AIM OF THE EXERCISE:
Quote every line as written. Omit pictures.
--------
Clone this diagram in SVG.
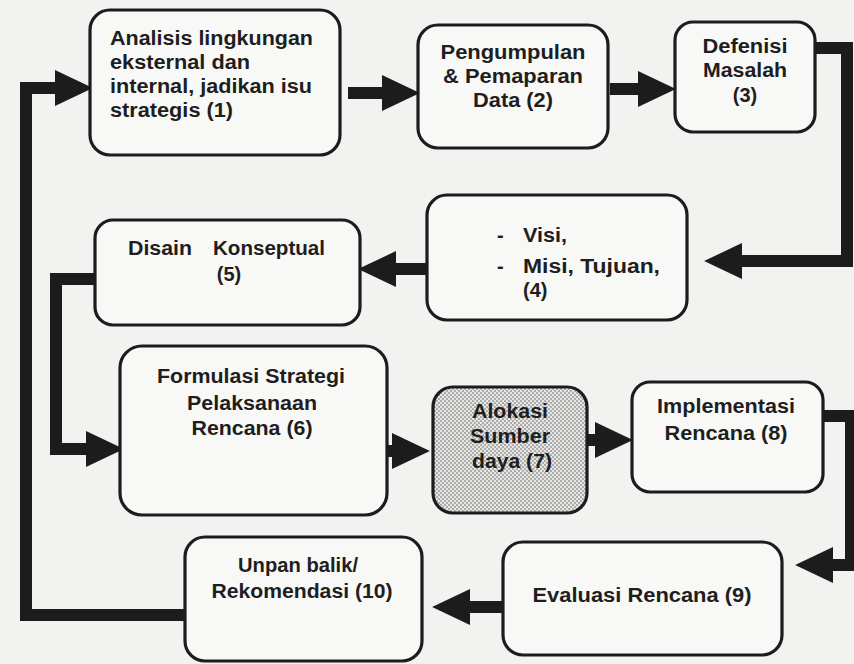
<svg xmlns="http://www.w3.org/2000/svg" width="854" height="664" viewBox="0 0 854 664">
  <defs>
    <style>
      .box { fill: #f8f8f6; stroke: #1c1c1c; stroke-width: 3.2; }
      .shade { fill: url(#dots); stroke: #1c1c1c; stroke-width: 3.2; }
      .lbl { font-family: "Liberation Sans", Arial, sans-serif; font-weight: bold; font-size: 20px; fill: #1e1e1e; }
      .mid { text-anchor: middle; }
      .flow { fill: none; stroke: #1c1c1c; stroke-width: 12; stroke-linejoin: miter; }
    </style>
    <!-- big solid arrowhead, drawn forward from the shaft end -->
    <marker id="head" markerUnits="userSpaceOnUse" markerWidth="40" markerHeight="40" viewBox="0 -18 38 36" refX="0" refY="0" orient="auto">
      <path d="M0,-17 L36,0 L0,17 Z" fill="#1c1c1c"/>
    </marker>
    <!-- stippled fill for the resource box -->
    <pattern id="dots" width="4" height="4" patternUnits="userSpaceOnUse">
      <rect width="4" height="4" fill="#e6e6e4"/>
      <circle cx="1" cy="1" r="0.75" fill="#555"/>
      <circle cx="3" cy="3" r="0.75" fill="#555"/>
    </pattern>
  </defs>

  <rect width="854" height="664" fill="#f2f2f0"/>

  <!-- connectors -->
  <g id="connectors" class="flow">
    <path d="M348,93 H382" marker-end="url(#head)"/>
    <path d="M610,89 H638" marker-end="url(#head)"/>
    <path d="M815,48 H847 V261 H742" marker-end="url(#head)"/>
    <path d="M427,269 H396" marker-end="url(#head)"/>
    <path d="M95,279 H56 V449 H86" marker-end="url(#head)"/>
    <path d="M387,451 H392" marker-end="url(#head)"/>
    <path d="M587,440 H595" marker-end="url(#head)"/>
    <path d="M823,416 H851 V565 H833" marker-end="url(#head)"/>
    <path d="M503,607 H470" marker-end="url(#head)"/>
    <path d="M185,615 H26 V88 H55" marker-end="url(#head)"/>
  </g>

  <g id="n1">
    <rect class="box" x="90" y="10" width="250" height="145" rx="20"/>
    <text class="lbl" x="110" y="45" textLength="203" lengthAdjust="spacingAndGlyphs">Analisis lingkungan</text>
    <text class="lbl" x="110" y="69" textLength="140" lengthAdjust="spacingAndGlyphs">eksternal dan</text>
    <text class="lbl" x="110" y="93" textLength="202" lengthAdjust="spacingAndGlyphs">internal, jadikan isu</text>
    <text class="lbl" x="110" y="117" textLength="123" lengthAdjust="spacingAndGlyphs">strategis (1)</text>
  </g>

  <g id="n2">
    <rect class="box" x="418" y="25" width="190" height="123" rx="20"/>
    <text class="lbl mid" x="513" y="59" textLength="145" lengthAdjust="spacingAndGlyphs">Pengumpulan</text>
    <text class="lbl mid" x="513" y="83" textLength="140" lengthAdjust="spacingAndGlyphs">&amp; Pemaparan</text>
    <text class="lbl mid" x="513" y="107" textLength="80" lengthAdjust="spacingAndGlyphs">Data (2)</text>
  </g>

  <g id="n3">
    <rect class="box" x="675" y="22" width="140" height="110" rx="18"/>
    <text class="lbl mid" x="745" y="53" textLength="85" lengthAdjust="spacingAndGlyphs">Defenisi</text>
    <text class="lbl mid" x="745" y="77" textLength="84" lengthAdjust="spacingAndGlyphs">Masalah</text>
    <text class="lbl mid" x="745" y="102">(3)</text>
  </g>

  <g id="n4">
    <rect class="box" x="427" y="195" width="260" height="125" rx="20"/>
    <text class="lbl" x="497" y="242">-</text>
    <text class="lbl" x="523" y="242" textLength="44" lengthAdjust="spacingAndGlyphs">Visi,</text>
    <text class="lbl" x="497" y="273">-</text>
    <text class="lbl" x="523" y="273" textLength="137" lengthAdjust="spacingAndGlyphs">Misi, Tujuan,</text>
    <text class="lbl" x="523" y="297">(4)</text>
  </g>

  <g id="n5">
    <rect class="box" x="95" y="220" width="265" height="105" rx="18"/>
    <text class="lbl" x="128" y="255" textLength="64" lengthAdjust="spacingAndGlyphs">Disain</text>
    <text class="lbl" x="213" y="255" textLength="112" lengthAdjust="spacingAndGlyphs">Konseptual</text>
    <text class="lbl mid" x="229" y="281">(5)</text>
  </g>

  <g id="n6">
    <rect class="box" x="120" y="346" width="267" height="169" rx="22"/>
    <text class="lbl mid" x="251" y="383" textLength="188" lengthAdjust="spacingAndGlyphs">Formulasi Strategi</text>
    <text class="lbl mid" x="252" y="410" textLength="130" lengthAdjust="spacingAndGlyphs">Pelaksanaan</text>
    <text class="lbl mid" x="252" y="435" textLength="121" lengthAdjust="spacingAndGlyphs">Rencana (6)</text>
  </g>

  <g id="n7">
    <rect class="shade" x="433" y="387" width="154" height="126" rx="20"/>
    <text class="lbl mid" x="510" y="418" textLength="76" lengthAdjust="spacingAndGlyphs">Alokasi</text>
    <text class="lbl mid" x="510" y="443" textLength="80" lengthAdjust="spacingAndGlyphs">Sumber</text>
    <text class="lbl mid" x="512" y="468" textLength="80" lengthAdjust="spacingAndGlyphs">daya (7)</text>
  </g>

  <g id="n8">
    <rect class="box" x="632" y="382" width="191" height="110" rx="18"/>
    <text class="lbl mid" x="726" y="413" textLength="138" lengthAdjust="spacingAndGlyphs">Implementasi</text>
    <text class="lbl mid" x="726" y="440" textLength="123" lengthAdjust="spacingAndGlyphs">Rencana (8)</text>
  </g>

  <g id="n9">
    <rect class="box" x="503" y="542" width="279" height="113" rx="20"/>
    <text class="lbl mid" x="642" y="602" textLength="219" lengthAdjust="spacingAndGlyphs">Evaluasi Rencana (9)</text>
  </g>

  <g id="n10">
    <rect class="box" x="185" y="537" width="237" height="124" rx="20"/>
    <text class="lbl mid" x="298" y="572" textLength="120" lengthAdjust="spacingAndGlyphs">Unpan balik/</text>
    <text class="lbl mid" x="302" y="598" textLength="181" lengthAdjust="spacingAndGlyphs">Rekomendasi (10)</text>
  </g>
</svg>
--------
SOLUTION:
Clone this diagram in SVG.
<svg xmlns="http://www.w3.org/2000/svg" width="854" height="664" viewBox="0 0 854 664">
  <defs>
    <style>
      .box { fill: #f8f8f6; stroke: #1c1c1c; stroke-width: 3.2; }
      .shade { fill: url(#dots); stroke: #1c1c1c; stroke-width: 3.2; }
      .lbl { font-family: "Liberation Sans", Arial, sans-serif; font-weight: bold; font-size: 20px; fill: #1e1e1e; }
      .mid { text-anchor: middle; }
      .flow { fill: none; stroke: #1c1c1c; stroke-width: 12; stroke-linejoin: miter; }
    </style>
    <!-- big solid arrowhead, drawn forward from the shaft end -->
    <marker id="head" markerUnits="userSpaceOnUse" markerWidth="40" markerHeight="40" viewBox="0 -18 38 36" refX="0" refY="0" orient="auto">
      <path d="M0,-17 L36,0 L0,17 Z" fill="#1c1c1c"/>
    </marker>
    <!-- stippled fill for the resource box -->
    <pattern id="dots" width="4" height="4" patternUnits="userSpaceOnUse">
      <rect width="4" height="4" fill="#e6e6e4"/>
      <circle cx="1" cy="1" r="0.75" fill="#555"/>
      <circle cx="3" cy="3" r="0.75" fill="#555"/>
    </pattern>
  </defs>

  <rect width="854" height="664" fill="#f2f2f0"/>

  <!-- connectors -->
  <g id="connectors" class="flow">
    <path d="M348,93 H382" marker-end="url(#head)"/>
    <path d="M610,89 H638" marker-end="url(#head)"/>
    <path d="M815,48 H847 V261 H742" marker-end="url(#head)"/>
    <path d="M427,269 H396" marker-end="url(#head)"/>
    <path d="M95,279 H56 V449 H86" marker-end="url(#head)"/>
    <path d="M387,451 H392" marker-end="url(#head)"/>
    <path d="M587,440 H595" marker-end="url(#head)"/>
    <path d="M823,416 H851 V565 H833" marker-end="url(#head)"/>
    <path d="M503,607 H470" marker-end="url(#head)"/>
    <path d="M185,615 H26 V88 H55" marker-end="url(#head)"/>
  </g>

  <g id="n1">
    <rect class="box" x="90" y="10" width="250" height="145" rx="20"/>
    <text class="lbl" x="110" y="45" textLength="203" lengthAdjust="spacingAndGlyphs">Analisis lingkungan</text>
    <text class="lbl" x="110" y="69" textLength="140" lengthAdjust="spacingAndGlyphs">eksternal dan</text>
    <text class="lbl" x="110" y="93" textLength="202" lengthAdjust="spacingAndGlyphs">internal, jadikan isu</text>
    <text class="lbl" x="110" y="117" textLength="123" lengthAdjust="spacingAndGlyphs">strategis (1)</text>
  </g>

  <g id="n2">
    <rect class="box" x="418" y="25" width="190" height="123" rx="20"/>
    <text class="lbl mid" x="513" y="59" textLength="145" lengthAdjust="spacingAndGlyphs">Pengumpulan</text>
    <text class="lbl mid" x="513" y="83" textLength="140" lengthAdjust="spacingAndGlyphs">&amp; Pemaparan</text>
    <text class="lbl mid" x="513" y="107" textLength="80" lengthAdjust="spacingAndGlyphs">Data (2)</text>
  </g>

  <g id="n3">
    <rect class="box" x="675" y="22" width="140" height="110" rx="18"/>
    <text class="lbl mid" x="745" y="53" textLength="85" lengthAdjust="spacingAndGlyphs">Defenisi</text>
    <text class="lbl mid" x="745" y="77" textLength="84" lengthAdjust="spacingAndGlyphs">Masalah</text>
    <text class="lbl mid" x="745" y="102">(3)</text>
  </g>

  <g id="n4">
    <rect class="box" x="427" y="195" width="260" height="125" rx="20"/>
    <text class="lbl" x="497" y="242">-</text>
    <text class="lbl" x="523" y="242" textLength="44" lengthAdjust="spacingAndGlyphs">Visi,</text>
    <text class="lbl" x="497" y="273">-</text>
    <text class="lbl" x="523" y="273" textLength="137" lengthAdjust="spacingAndGlyphs">Misi, Tujuan,</text>
    <text class="lbl" x="523" y="297">(4)</text>
  </g>

  <g id="n5">
    <rect class="box" x="95" y="220" width="265" height="105" rx="18"/>
    <text class="lbl" x="128" y="255" textLength="64" lengthAdjust="spacingAndGlyphs">Disain</text>
    <text class="lbl" x="213" y="255" textLength="112" lengthAdjust="spacingAndGlyphs">Konseptual</text>
    <text class="lbl mid" x="229" y="281">(5)</text>
  </g>

  <g id="n6">
    <rect class="box" x="120" y="346" width="267" height="169" rx="22"/>
    <text class="lbl mid" x="251" y="383" textLength="188" lengthAdjust="spacingAndGlyphs">Formulasi Strategi</text>
    <text class="lbl mid" x="252" y="410" textLength="130" lengthAdjust="spacingAndGlyphs">Pelaksanaan</text>
    <text class="lbl mid" x="252" y="435" textLength="121" lengthAdjust="spacingAndGlyphs">Rencana (6)</text>
  </g>

  <g id="n7">
    <rect class="shade" x="433" y="387" width="154" height="126" rx="20"/>
    <text class="lbl mid" x="510" y="418" textLength="76" lengthAdjust="spacingAndGlyphs">Alokasi</text>
    <text class="lbl mid" x="510" y="443" textLength="80" lengthAdjust="spacingAndGlyphs">Sumber</text>
    <text class="lbl mid" x="512" y="468" textLength="80" lengthAdjust="spacingAndGlyphs">daya (7)</text>
  </g>

  <g id="n8">
    <rect class="box" x="632" y="382" width="191" height="110" rx="18"/>
    <text class="lbl mid" x="726" y="413" textLength="138" lengthAdjust="spacingAndGlyphs">Implementasi</text>
    <text class="lbl mid" x="726" y="440" textLength="123" lengthAdjust="spacingAndGlyphs">Rencana (8)</text>
  </g>

  <g id="n9">
    <rect class="box" x="503" y="542" width="279" height="113" rx="20"/>
    <text class="lbl mid" x="642" y="602" textLength="219" lengthAdjust="spacingAndGlyphs">Evaluasi Rencana (9)</text>
  </g>

  <g id="n10">
    <rect class="box" x="185" y="537" width="237" height="124" rx="20"/>
    <text class="lbl mid" x="298" y="572" textLength="120" lengthAdjust="spacingAndGlyphs">Unpan balik/</text>
    <text class="lbl mid" x="302" y="598" textLength="181" lengthAdjust="spacingAndGlyphs">Rekomendasi (10)</text>
  </g>
</svg>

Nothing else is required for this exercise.